> **What the task requires**
Output the entries word for word. Omit images.

[Extracted records]
========

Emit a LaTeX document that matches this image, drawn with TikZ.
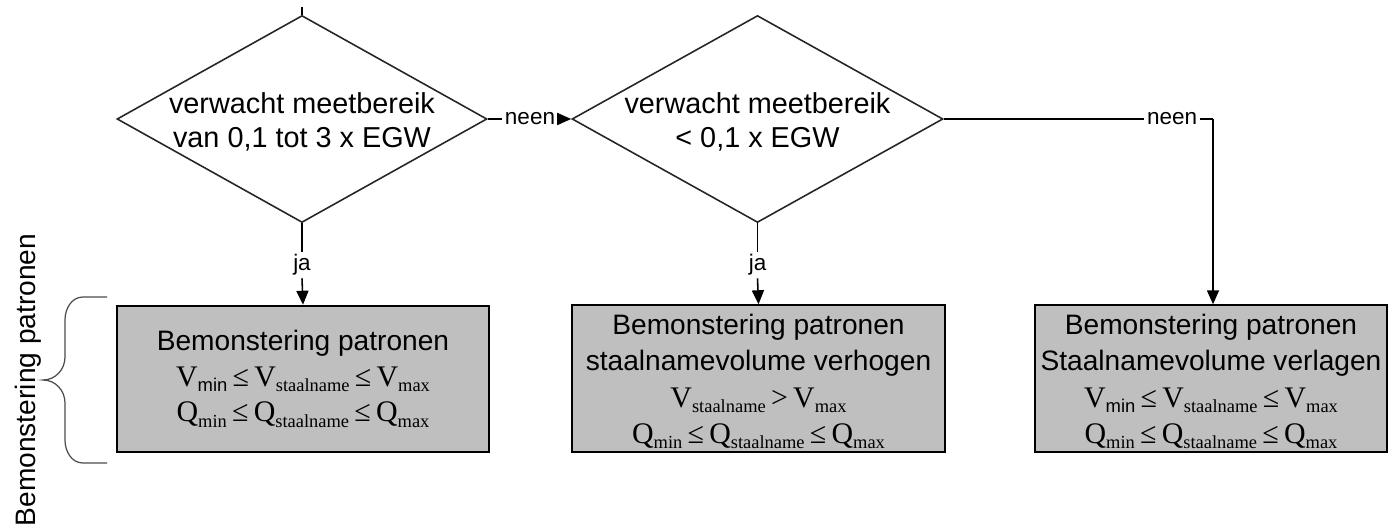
\documentclass[tikz,border=0pt]{standalone}
\usepackage{fontspec}
\setmainfont{Liberation Sans}
\newfontfamily\tnr{Liberation Serif}
\usetikzlibrary{shapes.geometric,arrows.meta}
\definecolor{boxgray}{RGB}{191,191,191}
\newcommand{\lo}[1]{\raisebox{-3pt}{\fontsize{10.5}{12}\selectfont #1}}
\newcommand{\lte}{\hspace{3pt}{\tnr\fontsize{17}{20}\selectfont ≤}\hspace{3pt}}
\newcommand{\gtr}{\hspace{3pt}{\tnr\fontsize{17}{20}\selectfont >}\hspace{3pt}}
\newcommand{\myV}{{\tnr\fontsize{17}{20}\selectfont V}}
\newcommand{\myQ}{{\tnr\fontsize{17}{20}\selectfont Q}}
\tikzset{
  dec/.style={draw=black!85, line width=0.9pt, shape=diamond, minimum width=7.4cm, minimum height=4.14cm, inner sep=0pt},
  dtext/.style={align=center, font=\fontsize{16.4}{19.8}\selectfont, inner sep=0pt},
  box/.style={draw=black, line width=1.1pt, fill=boxgray, minimum height=2.93cm, align=center, inner sep=0pt, font=\fontsize{16}{20.2}\selectfont},
  lbl/.style={font=\fontsize{12.8}{14}\selectfont, inner sep=1.5pt},
  conn/.style={line width=0.9pt, draw=black},
  arr/.style={conn, -{Triangle[length=0.28cm,width=0.24cm]}},
  bracestyle/.style={draw=black!70, line width=0.7pt}
}
\begin{document}
\begin{tikzpicture}
\useasboundingbox (0,0) rectangle (27.78,-10.6);
% decisions
\coordinate (top) at (6.04,-0.14);
\node[dec] (d1) at (6.04,-2.38) {};
\node[dtext] (t1) at (6.04,-2.44) {verwacht meetbereik\\van 0,1 tot 3 x EGW};
\node[dec, minimum width=7.42cm] (d2) at (15.15,-2.38) {};
\node[dtext] (t2) at (15.15,-2.44) {verwacht meetbereik\\< 0,1 x EGW};
% boxes
\node[box, minimum width=7.44cm] (b1) at (6.06,-7.58) {Bemonstering patronen\\
  \myV\lo{min}\lte\myV\lo{\tnr staalname}\lte\myV\lo{\tnr max}\\
  \myQ\lo{\tnr min}\lte\myQ\lo{\tnr staalname}\lte\myQ\lo{\tnr max}};
\node[box, minimum width=7.46cm] (b2) at (15.17,-7.57) {\rule{0pt}{15pt}Bemonstering patronen\\
  \makebox[0pt][c]{staalnamevolume verhogen}\\[1pt]
  \myV\lo{\tnr staalname}\gtr\myV\lo{\tnr max}\\
  \myQ\lo{\tnr min}\lte\myQ\lo{\tnr staalname}\lte\myQ\lo{\tnr max}};
\node[box, minimum width=7.04cm] (b3) at (24.22,-7.57) {\rule{0pt}{15pt}Bemonstering patronen\\
  \makebox[0pt][c]{Staalnamevolume verlagen}\\[1pt]
  \myV\lo{min}\lte\myV\lo{\tnr staalname}\lte\myV\lo{\tnr max}\\
  \myQ\lo{\tnr min}\lte\myQ\lo{\tnr staalname}\lte\myQ\lo{\tnr max}};
% labels
\node[lbl] (n1) at (10.6,-2.38) {neen};
\node[lbl] (j1) at (6.04,-5.3) {ja};
\node[lbl] (j2) at (15.15,-5.3) {ja};
\node[lbl] (n2) at (23.44,-2.38) {neen};
\coordinate (c3) at (24.26,-2.38);
% connectors
\draw[conn] (top) -- (d1.north);
\draw[conn] (d1.east) -- (n1.west);
\draw[arr] (n1.east) -- (d2.west);
\draw[conn] (d1.south) -- (j1.north);
\draw[arr] (j1.south) -- (b1.north);
\draw[conn] (d2.south) -- (j2.north);
\draw[arr] (j2.south) -- (b2.north);
\draw[conn] (d2.east) -- (n2.west);
\draw[conn] (n2.east) -- (c3);
\draw[arr] (c3) -- (c3 |- b3.north);
% brace and side label
\draw[bracestyle] (2.14,-5.94) -- (1.66,-5.94) to[out=180,in=90] (1.3,-6.4) -- (1.3,-7.14)
  to[out=270,in=0] (0.86,-7.6) to[out=0,in=90] (1.3,-8.06) -- (1.3,-8.8)
  to[out=270,in=180] (1.66,-9.26) -- (2.14,-9.26);
\node[rotate=90, anchor=base, font=\fontsize{16}{19}\selectfont, inner sep=0pt] (side) at (0.70,-7.6) {Bemonstering patronen};
\end{tikzpicture}
\end{document}
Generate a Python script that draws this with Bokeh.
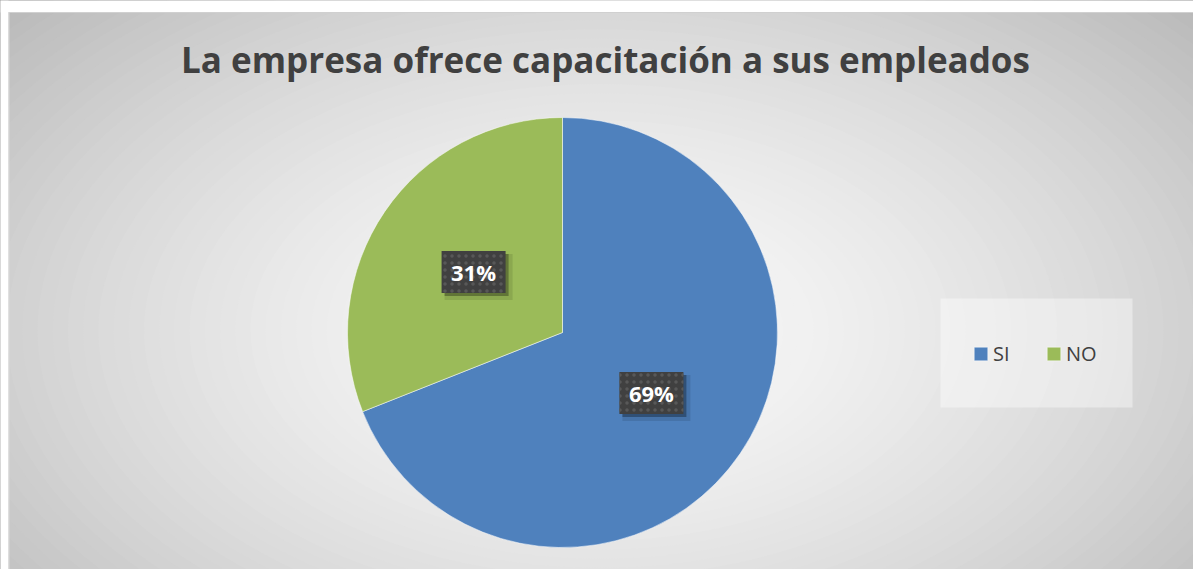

========

> **Solution**
Emit a LaTeX document that matches this image, drawn with TikZ.
\documentclass[tikz,border=0pt]{standalone}
\usepackage{fontspec}
\setmainfont{Liberation Sans}
\newfontfamily\tnr{Liberation Serif}
\usetikzlibrary{shapes.geometric,arrows.meta}
\definecolor{boxgray}{RGB}{191,191,191}
\newcommand{\lo}[1]{\raisebox{-3pt}{\fontsize{10.5}{12}\selectfont #1}}
\newcommand{\lte}{\hspace{3pt}{\tnr\fontsize{17}{20}\selectfont ≤}\hspace{3pt}}
\newcommand{\gtr}{\hspace{3pt}{\tnr\fontsize{17}{20}\selectfont >}\hspace{3pt}}
\newcommand{\myV}{{\tnr\fontsize{17}{20}\selectfont V}}
\newcommand{\myQ}{{\tnr\fontsize{17}{20}\selectfont Q}}
\tikzset{
  dec/.style={draw=black!85, line width=0.9pt, shape=diamond, minimum width=7.4cm, minimum height=4.14cm, inner sep=0pt},
  dtext/.style={align=center, font=\fontsize{16.4}{19.8}\selectfont, inner sep=0pt},
  box/.style={draw=black, line width=1.1pt, fill=boxgray, minimum height=2.93cm, align=center, inner sep=0pt, font=\fontsize{16}{20.2}\selectfont},
  lbl/.style={font=\fontsize{12.8}{14}\selectfont, inner sep=1.5pt},
  conn/.style={line width=0.9pt, draw=black},
  arr/.style={conn, -{Triangle[length=0.28cm,width=0.24cm]}},
  bracestyle/.style={draw=black!70, line width=0.7pt}
}
\begin{document}
\begin{tikzpicture}
\useasboundingbox (0,0) rectangle (27.78,-10.6);
% decisions
\coordinate (top) at (6.04,-0.14);
\node[dec] (d1) at (6.04,-2.38) {};
\node[dtext] (t1) at (6.04,-2.44) {verwacht meetbereik\\van 0,1 tot 3 x EGW};
\node[dec, minimum width=7.42cm] (d2) at (15.15,-2.38) {};
\node[dtext] (t2) at (15.15,-2.44) {verwacht meetbereik\\< 0,1 x EGW};
% boxes
\node[box, minimum width=7.44cm] (b1) at (6.06,-7.58) {Bemonstering patronen\\
  \myV\lo{min}\lte\myV\lo{\tnr staalname}\lte\myV\lo{\tnr max}\\
  \myQ\lo{\tnr min}\lte\myQ\lo{\tnr staalname}\lte\myQ\lo{\tnr max}};
\node[box, minimum width=7.46cm] (b2) at (15.17,-7.57) {\rule{0pt}{15pt}Bemonstering patronen\\
  \makebox[0pt][c]{staalnamevolume verhogen}\\[1pt]
  \myV\lo{\tnr staalname}\gtr\myV\lo{\tnr max}\\
  \myQ\lo{\tnr min}\lte\myQ\lo{\tnr staalname}\lte\myQ\lo{\tnr max}};
\node[box, minimum width=7.04cm] (b3) at (24.22,-7.57) {\rule{0pt}{15pt}Bemonstering patronen\\
  \makebox[0pt][c]{Staalnamevolume verlagen}\\[1pt]
  \myV\lo{min}\lte\myV\lo{\tnr staalname}\lte\myV\lo{\tnr max}\\
  \myQ\lo{\tnr min}\lte\myQ\lo{\tnr staalname}\lte\myQ\lo{\tnr max}};
% labels
\node[lbl] (n1) at (10.6,-2.38) {neen};
\node[lbl] (j1) at (6.04,-5.3) {ja};
\node[lbl] (j2) at (15.15,-5.3) {ja};
\node[lbl] (n2) at (23.44,-2.38) {neen};
\coordinate (c3) at (24.26,-2.38);
% connectors
\draw[conn] (top) -- (d1.north);
\draw[conn] (d1.east) -- (n1.west);
\draw[arr] (n1.east) -- (d2.west);
\draw[conn] (d1.south) -- (j1.north);
\draw[arr] (j1.south) -- (b1.north);
\draw[conn] (d2.south) -- (j2.north);
\draw[arr] (j2.south) -- (b2.north);
\draw[conn] (d2.east) -- (n2.west);
\draw[conn] (n2.east) -- (c3);
\draw[arr] (c3) -- (c3 |- b3.north);
% brace and side label
\draw[bracestyle] (2.14,-5.94) -- (1.66,-5.94) to[out=180,in=90] (1.3,-6.4) -- (1.3,-7.14)
  to[out=270,in=0] (0.86,-7.6) to[out=0,in=90] (1.3,-8.06) -- (1.3,-8.8)
  to[out=270,in=180] (1.66,-9.26) -- (2.14,-9.26);
\node[rotate=90, anchor=base, font=\fontsize{16}{19}\selectfont, inner sep=0pt] (side) at (0.70,-7.6) {Bemonstering patronen};
\end{tikzpicture}
\end{document}
Generate a Python script that draws this with Bokeh.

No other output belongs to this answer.